Supercharge your Development QA with Heroku Pipeline and Constant Integration
At kohactive we have used a variety of tools and practices to improve our Q&A over the last year.
To start we’ve added a rspec test suite for many of our projects. We’ve also adopted TDD for the api side (rails), for the majority of our new projects. For frontend we have a light weight sanity checking layer in capybara to make sure happy path user flows work.
Building on that we wanted to reduce our dependence on one or two people to deploy our app. After investigating solutions, we immediately fell in love with the heroku pipeline.
Iteration 1, we setup a Production and Staging application. It was nice to manage both of these apps in heroku under one umbrella, but did little other than remind us of the roles of both applications. Next we branched master to a staging branch, and setup heroku auto-deploys for staging via github. Now whenever we push or more likely merge a PR from a feature branch to Staging on github, heroku automatically pulls staging and deploys it to our staging application. This makes doing basic QA before merging to master much easier, it also removes the requirement for someone with permission and git/heroku setup to `git push heroku-staging staging:master`. Our developers can all push or merge a PR, so this made getting work to clients for review much easier and efficient. We now had basic Constant Integration in our staging application.
Iteration 2, one thing that developers still had to do before code reached staging was remember to run `rspec` to make sure changes don’t break, even when this was done, often we’d find a quirk in external environments and tests would fail in production and pass locally because of a strange merge. The solution, adding a CI test runner. Heroku auto-deploy has an option where it won’t deploy a branch until after CI has run. We chose Codeship, and added the heroku addon. After connecting Codeship to our github, it just worked. Now when staging is pushed / merged, Codeship runs our rspec tests, heroku sees the tests pass and deploys our app. We also notify our slack channel but thats another post.
Iteration 3, since all development is being merged to staging, lets add our production app and turn on auto-deployment for master. Now once everything is QA’d in staging, passes CI, and we create a PR from Staging -> Master, if we merge, our master branch will be automatically deployed to our production app. This makes our flow look like (Staging) -branch-> (Feature) -merge-> (Staging) -merge-> (Master)

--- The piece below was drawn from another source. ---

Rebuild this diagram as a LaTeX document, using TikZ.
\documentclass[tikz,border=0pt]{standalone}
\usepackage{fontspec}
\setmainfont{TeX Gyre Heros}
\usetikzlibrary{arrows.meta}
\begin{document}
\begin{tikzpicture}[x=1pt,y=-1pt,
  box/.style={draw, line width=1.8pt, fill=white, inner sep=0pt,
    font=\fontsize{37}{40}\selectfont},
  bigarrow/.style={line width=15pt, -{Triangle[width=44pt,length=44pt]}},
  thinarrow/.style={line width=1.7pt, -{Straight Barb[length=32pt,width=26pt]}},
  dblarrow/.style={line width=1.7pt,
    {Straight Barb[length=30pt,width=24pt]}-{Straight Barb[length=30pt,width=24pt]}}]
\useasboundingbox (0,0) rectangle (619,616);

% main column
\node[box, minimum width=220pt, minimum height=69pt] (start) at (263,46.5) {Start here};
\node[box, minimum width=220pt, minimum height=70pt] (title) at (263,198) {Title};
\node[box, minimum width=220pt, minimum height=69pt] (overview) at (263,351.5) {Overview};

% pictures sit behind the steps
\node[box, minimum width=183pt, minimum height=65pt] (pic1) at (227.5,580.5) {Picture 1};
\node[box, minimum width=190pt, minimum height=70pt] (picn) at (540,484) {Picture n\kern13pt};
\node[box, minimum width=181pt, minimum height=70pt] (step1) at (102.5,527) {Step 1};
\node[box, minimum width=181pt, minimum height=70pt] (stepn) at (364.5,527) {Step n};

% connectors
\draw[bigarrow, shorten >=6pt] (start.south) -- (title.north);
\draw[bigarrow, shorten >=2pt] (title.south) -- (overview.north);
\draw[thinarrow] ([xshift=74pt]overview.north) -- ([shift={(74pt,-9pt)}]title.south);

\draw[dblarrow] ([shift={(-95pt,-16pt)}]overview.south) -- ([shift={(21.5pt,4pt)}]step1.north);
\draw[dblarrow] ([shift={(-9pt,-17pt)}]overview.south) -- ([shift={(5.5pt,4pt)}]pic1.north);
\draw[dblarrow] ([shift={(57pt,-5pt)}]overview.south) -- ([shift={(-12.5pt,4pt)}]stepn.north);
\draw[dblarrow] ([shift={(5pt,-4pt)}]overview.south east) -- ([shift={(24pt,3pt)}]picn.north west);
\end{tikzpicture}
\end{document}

Iteration 4, staging is too late to code review. We wanted our team to start doing meaningful QA and CodeReviews but it became a hassle. We made an app called koncur which solved the problem of tracking who signed off on a PR, but we were essentially try to do static code analysis and things slipped between the cracks when the code actually ran. One solution was to have all the developers pull the pr to their machine, run it, try to get their db to a state where it was inline with what production environments would be like, all while trying to do their own development. It was awful, and it limited QA to developers (who had to project cloned and up to date). At kohactive we wanted everyone to QA, give early feed back, and describe UX issues. Pulling and running a Rails app for every PR was a non-starter. Enter Review Apps. Review apps are brand new heroku apps that can be generated automatically for every open PR on a github repo. They are amazing but require a little bit of thought and configuration to work properly.

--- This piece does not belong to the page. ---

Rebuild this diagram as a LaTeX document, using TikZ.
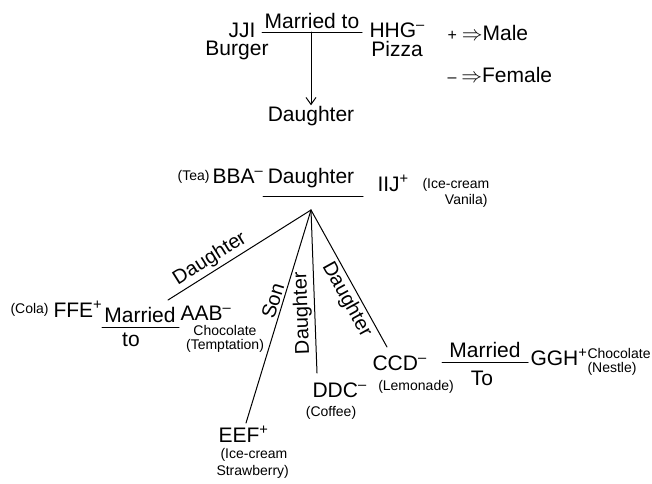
\documentclass[tikz,border=0pt]{standalone}
\usepackage{fontspec}
\setmainfont{Liberation Sans}
\usetikzlibrary{arrows.meta}

\begin{document}
\begin{tikzpicture}[x=1pt, y=-1pt, >={Straight Barb[length=7pt,width=10pt]}, line cap=round, line join=round, line width=1pt,
  maintext/.style={font=\fontsize{21}{25}\selectfont, inner sep=0pt},
  notetext/.style={font=\fontsize{14}{16}\selectfont, inner sep=0pt},
  linelabel/.style={font=\fontsize{20}{24}\selectfont, inner sep=2.5pt, sloped}]

\useasboundingbox (0,0) rectangle (652,483);

% Coppia in alto
\node[maintext, anchor=base] (jji) at (242,37) {JJI};
\node[maintext, anchor=base] (mar1) at (312,28) {Married to};
\node[maintext, anchor=base west] (hhg) at (369,37) {HHG\textsuperscript{–}};
\node[maintext, anchor=base] (burger) at (237,55) {Burger};
\node[maintext, anchor=base] (pizza) at (397,56) {Pizza};
\coordinate (m1l) at (262,32);
\coordinate (m1r) at (362,32);
\coordinate (m1c) at (311,32);
\draw (m1l) -- (m1r);
\node[maintext, anchor=base] (dau1) at (311,121) {Daughter};
\draw[->] (m1c) -- (dau1);

% Legenda
\node[maintext, anchor=base west] (male) at (447,40) {{\fontsize{16}{18}\selectfont+}\hspace{5pt}$\Rightarrow$Male};
\node[maintext, anchor=base west] (female) at (447,82) {{\fontsize{16}{18}\selectfont–}\hspace{5pt}$\Rightarrow$Female};

% Seconda generazione
\node[notetext, anchor=base east] (tea) at (210,180) {(Tea)};
\node[maintext, anchor=base west] (bba) at (212,183) {BBA\textsuperscript{–}};
\node[maintext, anchor=base] (dau2) at (311,183) {Daughter};
\coordinate (d2l) at (263,196);
\coordinate (d2r) at (363,196);
\draw (d2l) -- (d2r);
\node[maintext, anchor=base west] (iij) at (377,191) {IIJ\textsuperscript{+}};
\node[notetext, anchor=base west] (ice1) at (422,188) {(Ice-cream};
\node[notetext, anchor=base east] (van) at (488,204) {Vanila)};

% Figli
\coordinate (fan) at (311,210);
\coordinate (aabtop) at (168,300);
\coordinate (eeftop) at (246,423);
\coordinate (ddctop) at (317,373);
\coordinate (ccdtop) at (387,347);
\draw (fan) -- node[linelabel, pos=.66, above] {Daughter} (aabtop);
\draw (fan) -- node[linelabel, pos=.44, above] {Son} (eeftop);
\draw (ddctop) -- node[linelabel, pos=.37, above, allow upside down] {Daughter} (fan);
\draw (fan) -- node[linelabel, pos=.61, below] {Daughter} (ccdtop);

% Ramo sinistro
\node[notetext, anchor=base west] (cola) at (10,313) {(Cola)};
\node[maintext, anchor=base west] (ffe) at (53,317) {FFE\textsuperscript{+}};
\node[maintext, anchor=base] (mar2) at (140,322) {Married};
\coordinate (m2l) at (102,327);
\coordinate (m2r) at (179,327);
\draw (m2l) -- (m2r);
\node[maintext, anchor=base] (to2) at (131,346) {to};
\node[maintext, anchor=base west] (aab) at (180,320) {AAB\textsuperscript{–}};
\node[notetext, anchor=base] (choc1) at (225,335) {Chocolate};
\node[notetext, anchor=base] (tempt) at (225,349) {(Temptation)};

% Figlio
\node[maintext, anchor=base west] (eef) at (218,442) {EEF\textsuperscript{+}};
\node[notetext, anchor=base west] (ice2) at (220,458) {(Ice-cream};
\node[notetext, anchor=base west] (straw) at (216,475) {Strawberry)};

% Figlie
\node[maintext, anchor=base west] (ddc) at (312,397) {DDC\textsuperscript{–}};
\node[notetext, anchor=base] (coffee) at (331,416) {(Coffee)};
\node[maintext, anchor=base west] (ccd) at (372,370) {CCD\textsuperscript{–}};
\node[notetext, anchor=base] (lemon) at (416,390) {(Lemonade)};

% Ramo destro
\node[maintext, anchor=base] (mar3) at (485,357) {Married};
\coordinate (m3l) at (442,362);
\coordinate (m3r) at (528,362);
\draw (m3l) -- (m3r);
\node[maintext, anchor=base] (to3) at (482,385) {To};
\node[maintext, anchor=base west] (ggh) at (530,365) {GGH\textsuperscript{+}};
\node[notetext, anchor=base west] (choc2) at (587,358) {Chocolate};
\node[notetext, anchor=base west] (nestle) at (587,372) {(Nestle)};

\end{tikzpicture}
\end{document}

Review Apps. To configure review apps, create / open your pipeline. The first column is Review Apps. Click the chevron next to review apps and enable review apps. Next you will select a parent, this will likely be your staging application. From there heroku will auto-generate an app.json. An app.json if you aren’t familiar is a json file that describes how heroku should build your app. You can set ENV vars, buildpacks, post-deploy scripts, and provision which addons your new app will need. See https://devcenter.heroku.com/articles/app-json-schema. Provided your app.json gets commited and your review apps are on and set to automatically create apps, when you open a new PR a new app will get created, spin up, and deploy your code. Now when you open the review app in your browser it will do one of two things, 1) Not work, “An error occured” or 2) Be completely empty.
Preparing your Review App to be Useful. The reason the app is broken or empty is that review apps don’t get copies of your staging database, honestly you probably wouldn’t want that. A better solution is to seed your new app’s db when the app is created. Seeding a db with rails is very easy. Add or edit db/seeds.rb and put ruby statements that create testing data. If you are using factory girl in your tests, your factories can be used to quickly create test data for QA. To prepare your database automatically on new review app creation, you can add a postdeploy script.
This command will migrate the db up to your latest revision, or you could use `rake db:schema:load`. And then will run your db/seeds.rb
Do your QA. Now that you have a working app and a useful database, get your team to try the code out in the wild. Again, while static code analysis is good for finding obvious bugs, omissions and style conflicts, doing a quick once over of your code before pulling it into your release pipeline will uncover code and UX issues that your CI might have missed.